The Goony Bird Behind the Front
While the airborne operations in the European theater, the Hump Airlift, and the New Guinea missions were their most important, the Douglas transports were a familiar sight all over the world. Army C-47s supported combat operations in the Aleutians, while the Navy and Marine Corps established transport squadrons for duty in the islands of the Central Pacific with their own C-47s, which were given the naval designation of R4D. It was probably the Navy and Marine crews who gave the DC-3 its most famous name—Gooney Bird. Nature’s gooney birds are a species of albatross that are unique to Midway atoll, where sailors and Marines had been entertained by the ungainly creatures long before Midway became famous in mid-1942.

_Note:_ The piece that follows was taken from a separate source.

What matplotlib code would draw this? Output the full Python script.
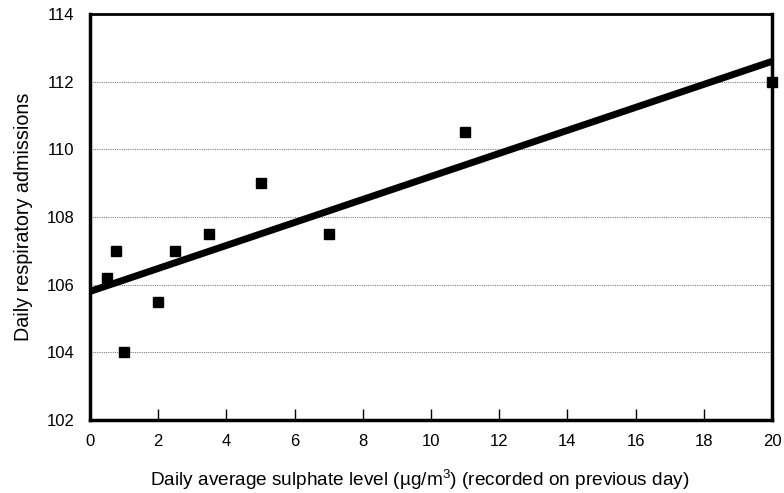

By 1943 the U.S. military was active all over the world as ferry and transport routes were developed over which young, inexperienced crews delivered bombers, fighters, and transports to combat squadrons overseas. Engine trouble, bad weather, and enemy action led to the loss of aircraft and crews who went down in the ocean or over hostile terrain. The Air Transport Command developed its own search and rescue units to look for downed airmen, and C-47s were equipped for the role. Some C-47s were equipped with skis to allow landings close to downed airmen in Arctic terrain. The C-47C was equipped with giant Edo floats to allow water landings. Tests were even conducted with a glider version of the C-47, when an early model was converted to become the XCG-17.